> _Records to use_
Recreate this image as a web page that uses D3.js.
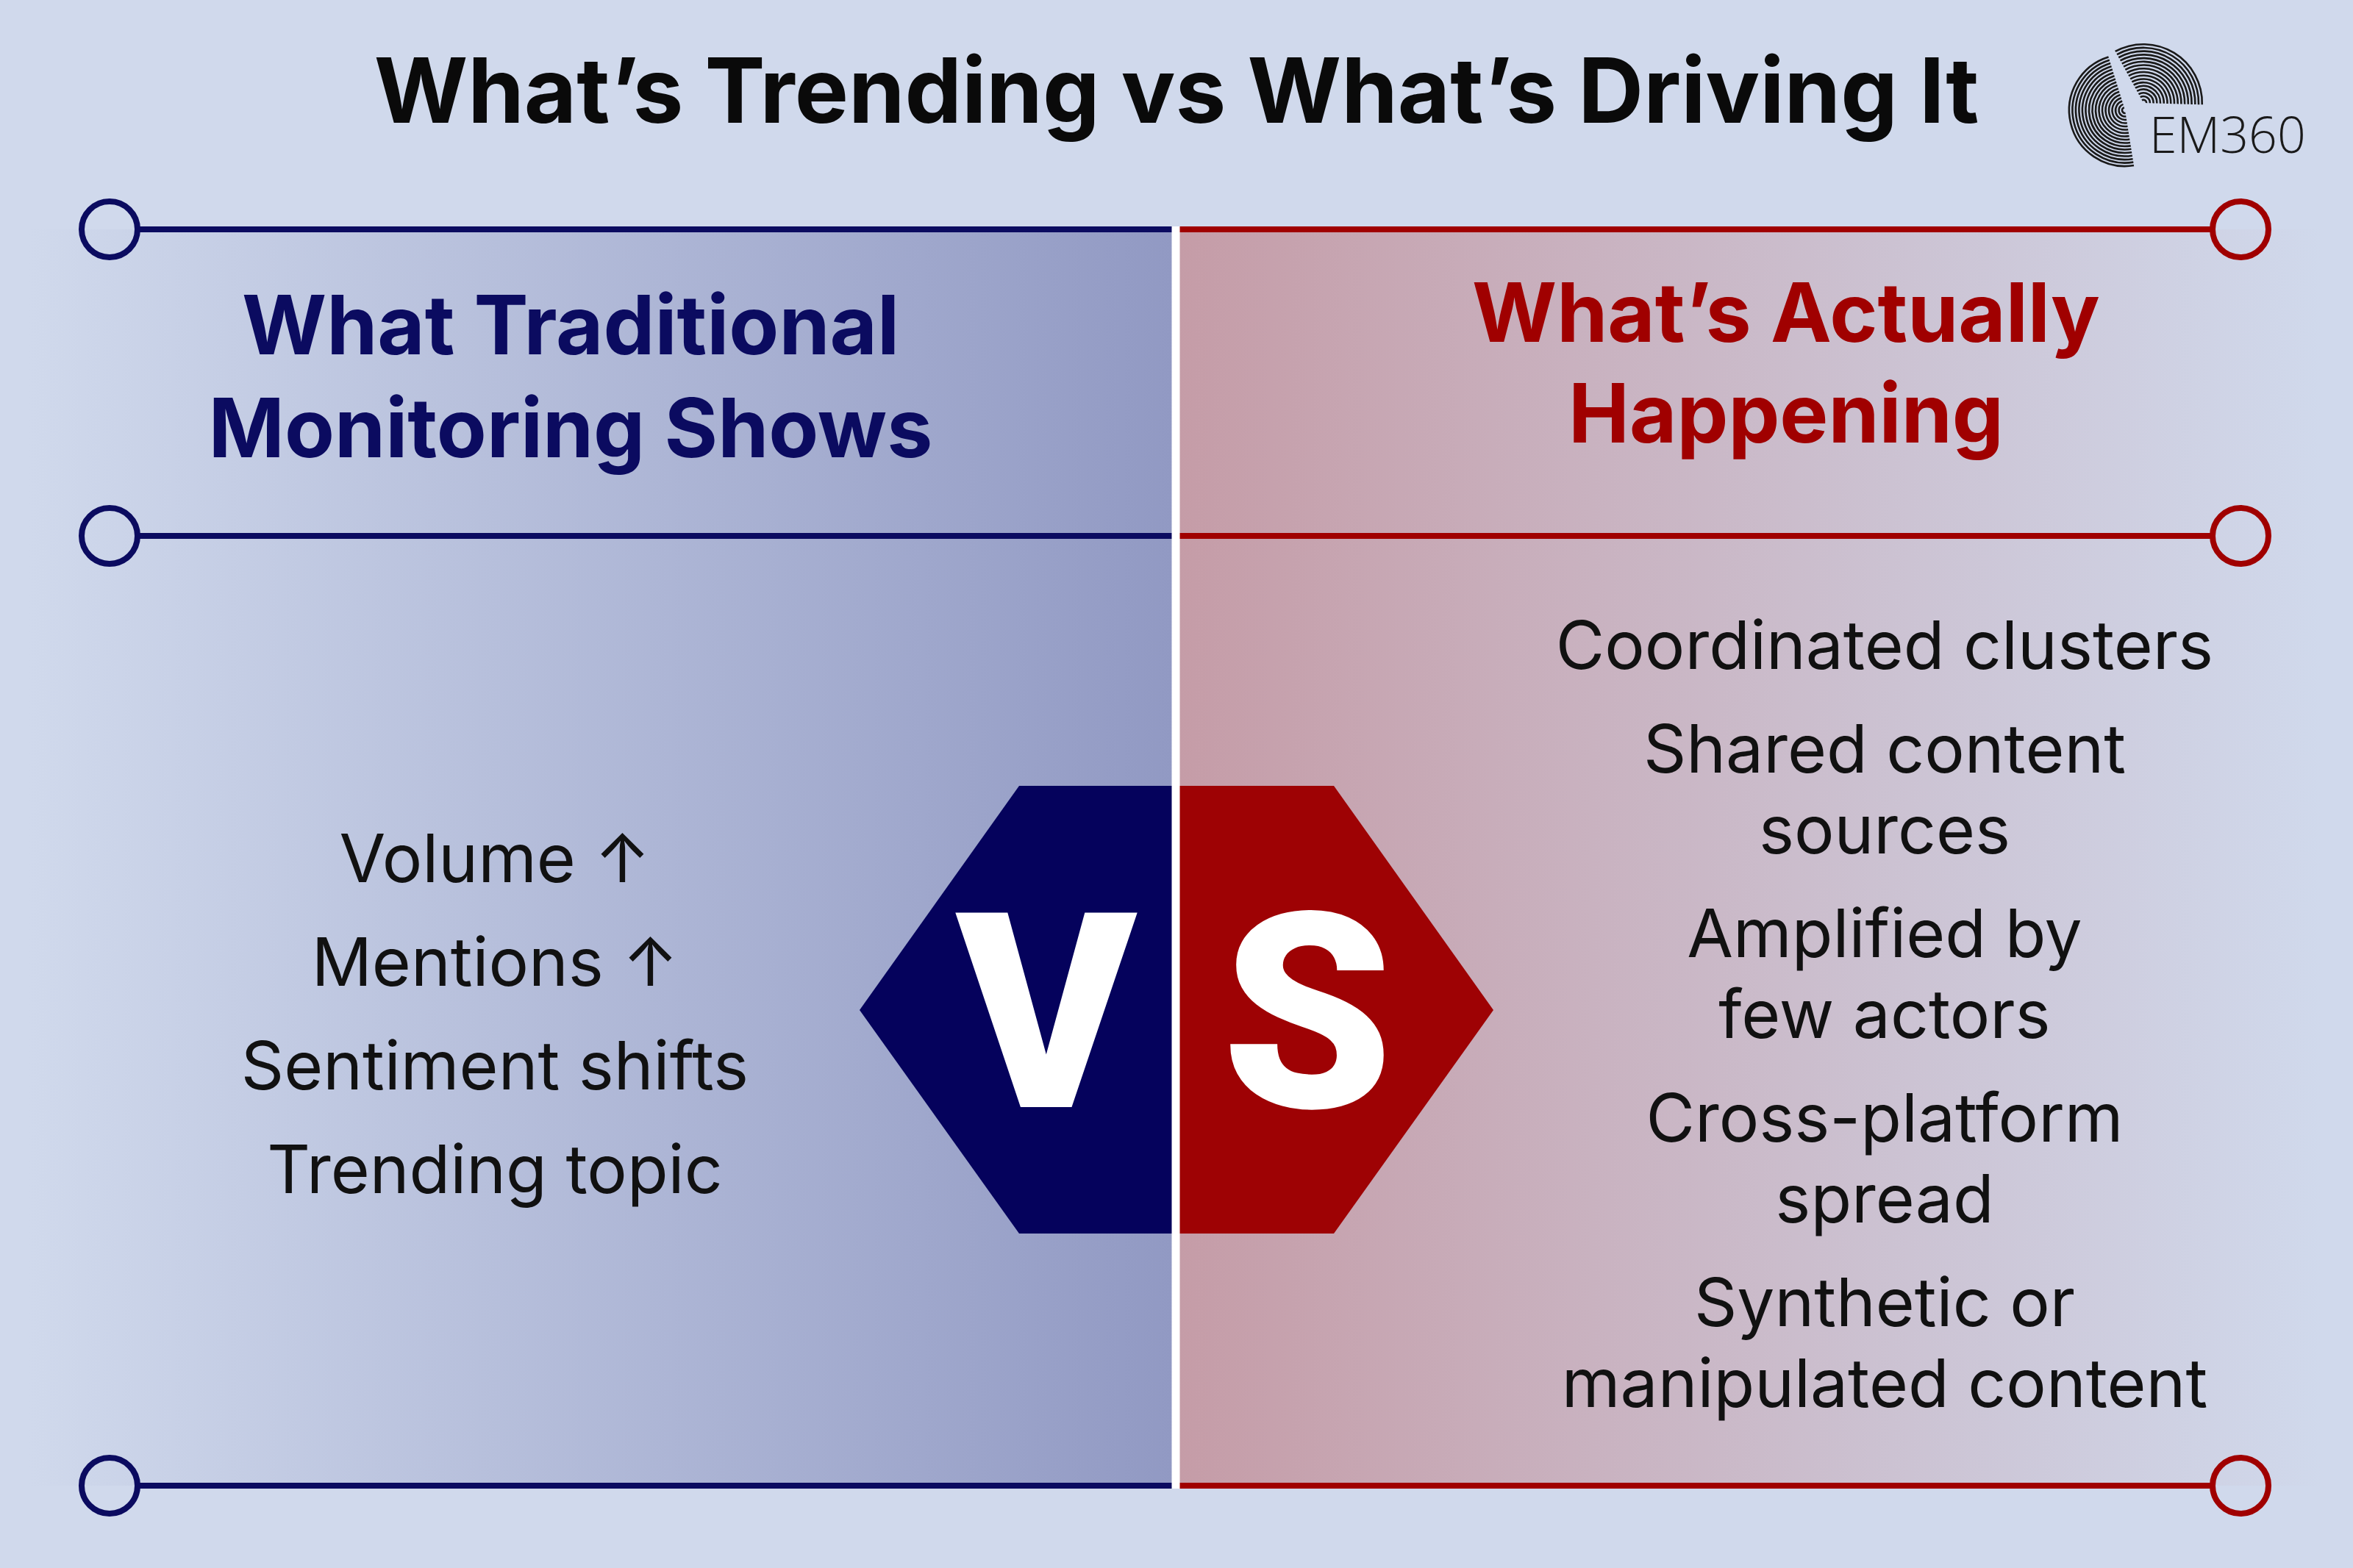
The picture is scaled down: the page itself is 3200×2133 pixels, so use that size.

==

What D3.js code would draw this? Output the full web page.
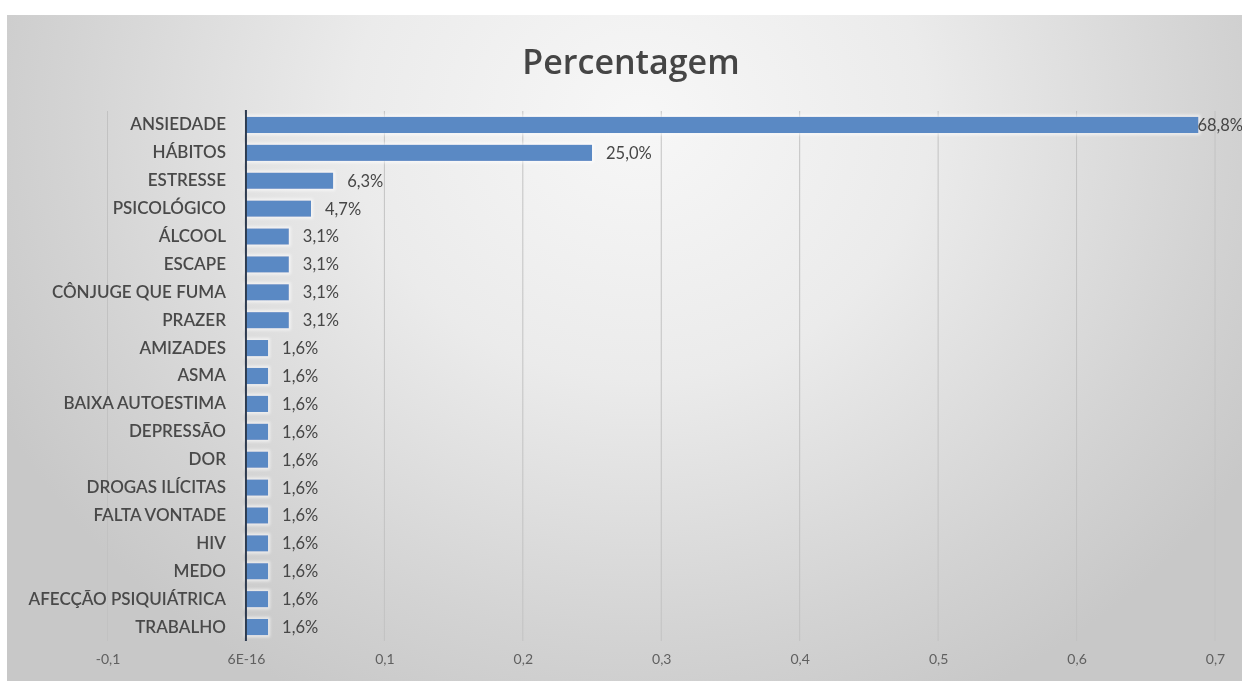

--

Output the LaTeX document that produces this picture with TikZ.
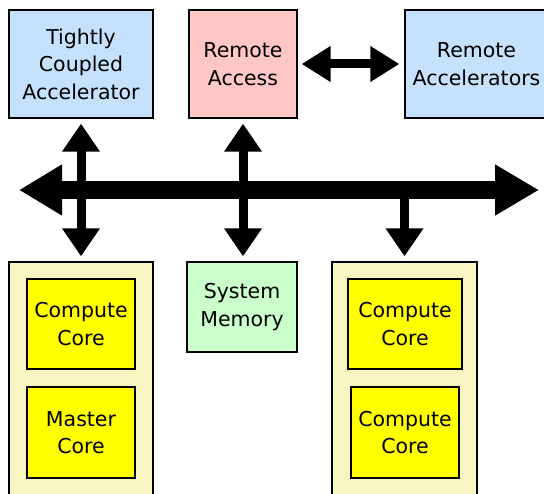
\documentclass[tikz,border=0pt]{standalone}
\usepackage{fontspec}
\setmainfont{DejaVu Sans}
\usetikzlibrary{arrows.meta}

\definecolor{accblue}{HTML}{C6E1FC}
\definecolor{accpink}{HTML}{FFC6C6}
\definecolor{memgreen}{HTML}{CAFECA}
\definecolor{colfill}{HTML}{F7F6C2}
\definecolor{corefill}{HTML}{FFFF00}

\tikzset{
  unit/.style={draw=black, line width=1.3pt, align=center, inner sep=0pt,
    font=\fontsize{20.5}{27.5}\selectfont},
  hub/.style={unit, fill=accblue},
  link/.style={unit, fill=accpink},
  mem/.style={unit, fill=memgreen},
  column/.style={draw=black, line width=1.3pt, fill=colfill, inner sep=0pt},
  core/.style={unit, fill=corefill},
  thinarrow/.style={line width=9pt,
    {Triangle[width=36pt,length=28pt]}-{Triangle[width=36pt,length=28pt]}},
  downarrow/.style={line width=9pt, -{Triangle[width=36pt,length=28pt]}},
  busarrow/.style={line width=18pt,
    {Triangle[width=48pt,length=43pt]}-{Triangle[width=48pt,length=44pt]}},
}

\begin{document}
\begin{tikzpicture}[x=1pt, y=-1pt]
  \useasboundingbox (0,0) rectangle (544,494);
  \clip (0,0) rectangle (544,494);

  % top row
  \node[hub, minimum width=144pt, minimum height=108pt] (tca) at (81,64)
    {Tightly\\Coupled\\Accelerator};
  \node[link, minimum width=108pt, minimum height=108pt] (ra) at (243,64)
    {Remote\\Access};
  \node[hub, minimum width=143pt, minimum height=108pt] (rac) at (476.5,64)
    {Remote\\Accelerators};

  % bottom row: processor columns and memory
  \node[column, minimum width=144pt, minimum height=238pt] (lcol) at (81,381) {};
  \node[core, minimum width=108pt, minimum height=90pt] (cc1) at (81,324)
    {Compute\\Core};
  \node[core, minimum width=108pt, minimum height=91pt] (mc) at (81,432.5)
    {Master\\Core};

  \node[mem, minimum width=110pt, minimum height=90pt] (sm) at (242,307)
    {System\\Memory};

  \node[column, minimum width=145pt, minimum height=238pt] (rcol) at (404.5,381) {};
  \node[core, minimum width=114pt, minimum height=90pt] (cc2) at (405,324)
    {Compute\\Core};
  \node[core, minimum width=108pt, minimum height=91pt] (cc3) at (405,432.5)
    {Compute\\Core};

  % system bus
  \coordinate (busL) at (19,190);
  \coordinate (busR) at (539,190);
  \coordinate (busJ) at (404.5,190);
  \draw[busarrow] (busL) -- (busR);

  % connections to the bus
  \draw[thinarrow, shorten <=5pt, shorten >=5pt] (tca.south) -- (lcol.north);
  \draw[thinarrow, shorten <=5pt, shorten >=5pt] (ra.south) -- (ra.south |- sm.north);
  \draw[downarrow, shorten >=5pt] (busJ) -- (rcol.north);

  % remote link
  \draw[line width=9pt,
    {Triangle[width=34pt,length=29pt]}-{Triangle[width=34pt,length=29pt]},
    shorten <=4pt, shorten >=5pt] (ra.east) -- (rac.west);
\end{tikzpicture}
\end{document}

> _Task goal_
Starting at the line with "Recreate this image" and ending at the line with "The picture is", copy each line exactly, both ends included. Do not copy the pictures.

> _Finished exercise_
Recreate this image as a web page that uses D3.js.
The picture is scaled down: the page itself is 3200×2133 pixels, so use that size.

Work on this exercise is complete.